The small band played in one corner of the room, the delicious buffet was arranged in another; the private reception room at this leading hotel filled with friends of Laurel and Giles. To be truthful most of them were Laurel’s friends, the people Giles had invited only acquaintances from the firm he worked for. He had only been in London for about eighteen months and so had not made a lot of friends of his own. But he got on with most of Laurel’s friends, and had made them his own.
He was late. One of the people he worked with had told her they thought he might still be working, that he had been when she left. Laurel had tried calling, but as most of the building had already closed down for the night the switchboard was also closed down. Still, she wasn’t too concerned just yet; the party wasn’t really due to start until eight o’clock, although almost everyone seemed to have arrived already.

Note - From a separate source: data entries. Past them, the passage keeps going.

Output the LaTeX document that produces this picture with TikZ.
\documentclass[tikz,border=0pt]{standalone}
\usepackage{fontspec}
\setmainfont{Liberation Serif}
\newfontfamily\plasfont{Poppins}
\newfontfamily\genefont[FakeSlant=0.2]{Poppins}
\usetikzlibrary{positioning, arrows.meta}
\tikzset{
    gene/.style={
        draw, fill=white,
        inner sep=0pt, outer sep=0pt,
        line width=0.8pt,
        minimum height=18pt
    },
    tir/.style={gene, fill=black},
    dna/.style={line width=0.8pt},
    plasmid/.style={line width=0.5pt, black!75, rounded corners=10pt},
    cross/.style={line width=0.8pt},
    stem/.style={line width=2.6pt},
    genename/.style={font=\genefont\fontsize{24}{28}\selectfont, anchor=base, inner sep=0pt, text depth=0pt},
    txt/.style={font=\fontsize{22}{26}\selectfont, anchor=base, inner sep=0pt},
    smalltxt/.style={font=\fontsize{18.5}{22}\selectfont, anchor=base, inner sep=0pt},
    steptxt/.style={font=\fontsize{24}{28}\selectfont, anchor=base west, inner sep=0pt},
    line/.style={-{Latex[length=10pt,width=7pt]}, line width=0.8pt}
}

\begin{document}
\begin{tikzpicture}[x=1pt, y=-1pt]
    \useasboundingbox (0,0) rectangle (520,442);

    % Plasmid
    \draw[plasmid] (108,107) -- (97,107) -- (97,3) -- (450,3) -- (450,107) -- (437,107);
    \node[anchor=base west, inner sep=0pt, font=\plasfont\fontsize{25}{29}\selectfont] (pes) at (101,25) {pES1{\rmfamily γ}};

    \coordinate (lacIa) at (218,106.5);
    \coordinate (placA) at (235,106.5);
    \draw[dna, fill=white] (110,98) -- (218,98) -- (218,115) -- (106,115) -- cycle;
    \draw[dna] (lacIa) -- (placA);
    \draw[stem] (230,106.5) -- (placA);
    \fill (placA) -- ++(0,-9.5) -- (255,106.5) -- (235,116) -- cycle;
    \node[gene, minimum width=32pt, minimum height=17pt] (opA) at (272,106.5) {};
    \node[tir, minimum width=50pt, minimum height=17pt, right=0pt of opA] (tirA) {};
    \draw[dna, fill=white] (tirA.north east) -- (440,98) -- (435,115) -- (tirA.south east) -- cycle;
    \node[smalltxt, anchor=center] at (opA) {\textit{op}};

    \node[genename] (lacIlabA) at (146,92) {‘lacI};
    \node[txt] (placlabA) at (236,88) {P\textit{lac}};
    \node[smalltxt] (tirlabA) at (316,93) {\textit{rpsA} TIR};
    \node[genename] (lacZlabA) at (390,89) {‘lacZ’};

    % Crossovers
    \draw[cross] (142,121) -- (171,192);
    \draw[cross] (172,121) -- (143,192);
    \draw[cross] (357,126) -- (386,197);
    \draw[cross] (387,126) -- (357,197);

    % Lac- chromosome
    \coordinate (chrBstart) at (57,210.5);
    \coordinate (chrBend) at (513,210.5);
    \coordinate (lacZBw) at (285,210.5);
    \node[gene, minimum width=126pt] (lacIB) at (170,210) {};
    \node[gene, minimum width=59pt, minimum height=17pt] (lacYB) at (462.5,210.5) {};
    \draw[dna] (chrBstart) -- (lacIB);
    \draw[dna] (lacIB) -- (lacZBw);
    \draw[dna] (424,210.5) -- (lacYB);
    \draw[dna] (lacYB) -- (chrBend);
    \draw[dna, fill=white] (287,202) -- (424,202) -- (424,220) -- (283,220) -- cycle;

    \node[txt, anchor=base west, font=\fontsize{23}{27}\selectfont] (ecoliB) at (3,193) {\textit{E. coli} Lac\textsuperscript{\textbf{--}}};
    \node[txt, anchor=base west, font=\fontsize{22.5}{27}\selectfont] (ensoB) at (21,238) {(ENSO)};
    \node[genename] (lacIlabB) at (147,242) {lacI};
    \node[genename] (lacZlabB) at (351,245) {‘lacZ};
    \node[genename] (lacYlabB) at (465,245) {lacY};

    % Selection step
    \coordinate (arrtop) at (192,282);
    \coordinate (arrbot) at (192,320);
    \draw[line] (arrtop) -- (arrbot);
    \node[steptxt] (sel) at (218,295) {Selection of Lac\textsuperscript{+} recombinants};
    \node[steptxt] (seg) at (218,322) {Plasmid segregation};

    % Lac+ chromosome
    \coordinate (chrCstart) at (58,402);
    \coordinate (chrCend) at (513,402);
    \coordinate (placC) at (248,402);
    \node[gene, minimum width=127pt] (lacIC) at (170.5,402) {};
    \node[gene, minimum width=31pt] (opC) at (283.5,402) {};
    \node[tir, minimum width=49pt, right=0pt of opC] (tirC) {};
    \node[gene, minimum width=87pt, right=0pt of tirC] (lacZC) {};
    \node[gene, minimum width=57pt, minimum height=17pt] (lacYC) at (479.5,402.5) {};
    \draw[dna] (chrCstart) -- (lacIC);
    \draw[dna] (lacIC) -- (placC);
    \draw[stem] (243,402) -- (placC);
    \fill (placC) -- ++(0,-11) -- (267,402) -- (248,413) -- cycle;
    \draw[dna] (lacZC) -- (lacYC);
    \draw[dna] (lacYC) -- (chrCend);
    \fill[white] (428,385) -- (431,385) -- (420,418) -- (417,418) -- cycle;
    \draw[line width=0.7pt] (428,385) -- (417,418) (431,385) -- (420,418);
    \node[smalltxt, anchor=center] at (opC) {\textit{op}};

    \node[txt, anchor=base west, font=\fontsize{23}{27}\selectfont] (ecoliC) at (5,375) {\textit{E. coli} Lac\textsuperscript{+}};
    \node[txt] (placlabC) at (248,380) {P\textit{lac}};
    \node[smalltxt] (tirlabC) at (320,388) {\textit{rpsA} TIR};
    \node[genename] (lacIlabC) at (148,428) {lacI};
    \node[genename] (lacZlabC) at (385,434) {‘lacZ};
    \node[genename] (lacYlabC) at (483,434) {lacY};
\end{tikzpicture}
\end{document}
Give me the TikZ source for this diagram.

The management of the hotel had made a nice job of decorating the room, and a lovely iced cake stood in the middle of the buffet table, ‘Happy Engagement’ written on it stop. She even had the ring in her handbag, having picked it up from the jewellers on her way to work this morning, it having needed to be made smaller. It was Giles’ grandmother’s ring, a ruby surrounded by large diamonds, and although Laurel found the setting a little old-fashioned she had been honoured when Giles told her it had belonged to his grandmother.

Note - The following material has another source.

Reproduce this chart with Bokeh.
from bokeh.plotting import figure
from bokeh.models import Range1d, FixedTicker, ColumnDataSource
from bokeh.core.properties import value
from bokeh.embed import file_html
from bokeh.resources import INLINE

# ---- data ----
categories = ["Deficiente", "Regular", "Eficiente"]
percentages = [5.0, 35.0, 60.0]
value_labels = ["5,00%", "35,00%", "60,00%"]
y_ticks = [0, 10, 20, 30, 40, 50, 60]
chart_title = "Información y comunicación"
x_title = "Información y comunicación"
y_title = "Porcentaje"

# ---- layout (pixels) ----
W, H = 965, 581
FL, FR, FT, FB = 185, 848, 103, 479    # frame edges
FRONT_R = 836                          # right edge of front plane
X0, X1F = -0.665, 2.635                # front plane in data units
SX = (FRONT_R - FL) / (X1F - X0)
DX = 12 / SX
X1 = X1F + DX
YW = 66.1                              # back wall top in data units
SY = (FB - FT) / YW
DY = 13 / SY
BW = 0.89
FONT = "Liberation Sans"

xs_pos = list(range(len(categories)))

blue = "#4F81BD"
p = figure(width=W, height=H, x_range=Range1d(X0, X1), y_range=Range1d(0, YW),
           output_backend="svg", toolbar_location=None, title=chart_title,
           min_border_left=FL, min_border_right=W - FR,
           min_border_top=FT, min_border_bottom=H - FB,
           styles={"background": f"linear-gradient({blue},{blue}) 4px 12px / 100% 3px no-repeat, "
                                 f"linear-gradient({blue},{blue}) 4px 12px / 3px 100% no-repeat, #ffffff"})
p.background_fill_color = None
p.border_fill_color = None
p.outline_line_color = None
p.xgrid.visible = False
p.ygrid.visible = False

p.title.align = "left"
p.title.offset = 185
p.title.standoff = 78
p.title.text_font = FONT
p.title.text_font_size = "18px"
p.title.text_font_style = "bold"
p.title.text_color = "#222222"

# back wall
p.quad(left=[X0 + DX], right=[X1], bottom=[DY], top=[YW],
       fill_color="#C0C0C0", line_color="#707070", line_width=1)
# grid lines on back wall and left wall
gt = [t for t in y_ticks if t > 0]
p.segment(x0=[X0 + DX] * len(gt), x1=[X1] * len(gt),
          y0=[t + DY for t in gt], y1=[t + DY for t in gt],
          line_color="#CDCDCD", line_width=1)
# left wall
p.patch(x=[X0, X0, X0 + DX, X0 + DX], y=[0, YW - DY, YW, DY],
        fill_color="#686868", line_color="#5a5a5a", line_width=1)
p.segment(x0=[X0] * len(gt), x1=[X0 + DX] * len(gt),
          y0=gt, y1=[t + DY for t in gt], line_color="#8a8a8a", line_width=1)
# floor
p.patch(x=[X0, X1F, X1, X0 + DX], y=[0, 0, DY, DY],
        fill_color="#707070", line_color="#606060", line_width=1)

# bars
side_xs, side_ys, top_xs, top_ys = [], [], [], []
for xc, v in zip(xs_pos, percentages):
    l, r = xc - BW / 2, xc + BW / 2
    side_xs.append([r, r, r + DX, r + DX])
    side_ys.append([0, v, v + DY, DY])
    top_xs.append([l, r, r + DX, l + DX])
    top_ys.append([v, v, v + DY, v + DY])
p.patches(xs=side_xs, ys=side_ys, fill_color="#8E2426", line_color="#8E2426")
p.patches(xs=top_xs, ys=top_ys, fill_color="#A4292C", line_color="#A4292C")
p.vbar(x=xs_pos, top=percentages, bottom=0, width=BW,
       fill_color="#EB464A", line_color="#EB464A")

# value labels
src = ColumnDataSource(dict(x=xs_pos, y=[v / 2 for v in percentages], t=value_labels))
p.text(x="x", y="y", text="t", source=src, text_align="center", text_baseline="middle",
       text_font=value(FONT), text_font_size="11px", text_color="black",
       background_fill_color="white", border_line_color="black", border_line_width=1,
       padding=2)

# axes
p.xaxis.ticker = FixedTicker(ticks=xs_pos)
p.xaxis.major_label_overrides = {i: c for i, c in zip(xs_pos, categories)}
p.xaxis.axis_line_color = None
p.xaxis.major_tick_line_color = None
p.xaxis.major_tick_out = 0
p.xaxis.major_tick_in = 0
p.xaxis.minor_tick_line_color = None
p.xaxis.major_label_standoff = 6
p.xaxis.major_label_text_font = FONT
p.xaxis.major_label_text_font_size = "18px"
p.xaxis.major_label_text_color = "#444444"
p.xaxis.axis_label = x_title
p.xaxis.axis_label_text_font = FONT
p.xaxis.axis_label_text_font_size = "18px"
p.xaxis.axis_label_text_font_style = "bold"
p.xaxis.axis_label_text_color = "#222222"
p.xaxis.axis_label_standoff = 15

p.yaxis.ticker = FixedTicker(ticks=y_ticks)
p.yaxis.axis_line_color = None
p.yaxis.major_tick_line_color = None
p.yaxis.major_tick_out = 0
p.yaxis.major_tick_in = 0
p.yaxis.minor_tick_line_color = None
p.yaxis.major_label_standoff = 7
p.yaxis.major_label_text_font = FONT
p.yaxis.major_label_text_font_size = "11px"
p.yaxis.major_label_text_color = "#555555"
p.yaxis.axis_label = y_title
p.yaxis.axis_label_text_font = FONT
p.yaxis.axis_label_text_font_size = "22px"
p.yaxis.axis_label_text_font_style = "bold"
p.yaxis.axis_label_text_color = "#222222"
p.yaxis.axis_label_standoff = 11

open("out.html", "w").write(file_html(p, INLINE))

But where was he? It was getting dangerously close to eight o’clock, and he still hadn’t arrived.
‘You look lovely, darling.’
She turned in time to be enveloped in the heady perfume her mother wore, receiving a brief hug. If she looked lovely, then her mother looked radiantly beautiful! Amanda was as petite as she, her golden hair slightly longer and softer in style, the make-up perfect on her beautiful face, the black dress she wore clinging to her slightly fuller curves. They could have been mistaken for sisters, with Amanda only the slightly older, much more glamorously beautiful one.
‘You do look lovely, Laurel.’ A hint of spicy cologne pervaded her nostrils as Reece, his black evening suit tailored to him perfectly, bent to lightly brush her lips with his. ‘Where is your elusive fiancé?’ he drawled, brows arched.

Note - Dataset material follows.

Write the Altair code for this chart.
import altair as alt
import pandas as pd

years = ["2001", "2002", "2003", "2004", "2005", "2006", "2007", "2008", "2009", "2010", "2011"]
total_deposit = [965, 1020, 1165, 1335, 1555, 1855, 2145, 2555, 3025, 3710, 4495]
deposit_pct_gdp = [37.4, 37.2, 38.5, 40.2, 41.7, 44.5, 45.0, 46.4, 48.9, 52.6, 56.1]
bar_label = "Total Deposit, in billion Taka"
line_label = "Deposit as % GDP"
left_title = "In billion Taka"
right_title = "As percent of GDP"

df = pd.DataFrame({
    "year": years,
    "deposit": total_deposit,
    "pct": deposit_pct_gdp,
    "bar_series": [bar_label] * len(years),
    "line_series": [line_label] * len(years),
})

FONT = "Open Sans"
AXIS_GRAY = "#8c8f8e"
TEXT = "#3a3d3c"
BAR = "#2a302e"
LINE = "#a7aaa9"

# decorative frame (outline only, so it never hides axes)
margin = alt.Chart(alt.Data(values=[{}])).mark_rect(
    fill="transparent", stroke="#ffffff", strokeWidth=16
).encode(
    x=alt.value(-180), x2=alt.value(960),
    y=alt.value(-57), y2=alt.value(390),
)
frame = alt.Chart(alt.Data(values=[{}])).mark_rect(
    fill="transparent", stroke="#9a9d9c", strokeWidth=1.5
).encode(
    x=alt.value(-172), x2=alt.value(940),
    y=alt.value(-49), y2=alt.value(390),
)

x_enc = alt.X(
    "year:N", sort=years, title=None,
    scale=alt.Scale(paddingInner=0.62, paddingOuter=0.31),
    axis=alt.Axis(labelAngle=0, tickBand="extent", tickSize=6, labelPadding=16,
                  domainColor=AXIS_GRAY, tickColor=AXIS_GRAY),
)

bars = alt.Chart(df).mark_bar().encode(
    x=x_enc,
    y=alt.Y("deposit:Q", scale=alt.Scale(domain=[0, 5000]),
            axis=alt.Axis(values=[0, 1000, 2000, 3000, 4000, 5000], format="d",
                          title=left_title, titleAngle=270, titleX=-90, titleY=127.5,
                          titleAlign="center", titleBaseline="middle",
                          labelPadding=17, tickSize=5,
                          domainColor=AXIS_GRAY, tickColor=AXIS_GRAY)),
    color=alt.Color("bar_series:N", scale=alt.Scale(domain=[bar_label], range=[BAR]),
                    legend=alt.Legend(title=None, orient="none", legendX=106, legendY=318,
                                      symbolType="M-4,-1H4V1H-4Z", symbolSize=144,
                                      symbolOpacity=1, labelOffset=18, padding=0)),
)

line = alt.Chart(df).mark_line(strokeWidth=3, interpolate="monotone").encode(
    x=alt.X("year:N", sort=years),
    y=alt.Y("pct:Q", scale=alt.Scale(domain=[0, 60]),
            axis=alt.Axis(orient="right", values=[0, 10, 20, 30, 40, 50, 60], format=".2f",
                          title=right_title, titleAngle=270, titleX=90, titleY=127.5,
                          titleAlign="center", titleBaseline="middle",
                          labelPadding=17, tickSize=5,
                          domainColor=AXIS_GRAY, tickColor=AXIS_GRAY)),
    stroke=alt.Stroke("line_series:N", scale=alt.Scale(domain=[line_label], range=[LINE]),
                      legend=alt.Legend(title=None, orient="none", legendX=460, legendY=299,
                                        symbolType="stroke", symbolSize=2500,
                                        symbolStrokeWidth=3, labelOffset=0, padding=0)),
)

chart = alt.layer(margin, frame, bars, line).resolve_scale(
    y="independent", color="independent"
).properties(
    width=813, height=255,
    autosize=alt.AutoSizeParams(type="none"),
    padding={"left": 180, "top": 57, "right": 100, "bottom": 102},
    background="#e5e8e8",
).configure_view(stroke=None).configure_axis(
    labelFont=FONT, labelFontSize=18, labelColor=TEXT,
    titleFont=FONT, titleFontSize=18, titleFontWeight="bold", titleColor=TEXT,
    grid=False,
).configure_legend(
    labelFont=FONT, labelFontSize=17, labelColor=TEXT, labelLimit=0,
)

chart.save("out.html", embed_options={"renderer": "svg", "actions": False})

Her mouth still tingled from the contact with his, her cheeks flushed, a feverish glitter to her eyes. ‘I hope you enjoy the party,’ she murmured politely. ‘Please go and get yourself a drink.’ She vaguely pointed in the direction of the bar behind them.
Broodingly dark eyes studied her for long timeless minutes before Reece calmly interrupted Amanda’s light chatter. ‘Martini?’ He took her arm and led her over to the bar, both quickly swallowed up in the crowd, although Reece stood slightly taller than most of the men in the room.
Laurel was getting irritated now. Where was Giles? Surely he didn’t have to work this late, tonight, of all nights? The announcement of their engagement was due to be made at eight-fifteen; if Giles didn’t arrive soon she was going to have to delay it.
‘Miss Matthews?’
She turned sharply to the waiter that hovered at her elbow. ‘Yes?’ she invited worriedly.
‘This note has just been delivered for you.’ He thrust the small envelope into her hand before hastily making his exit.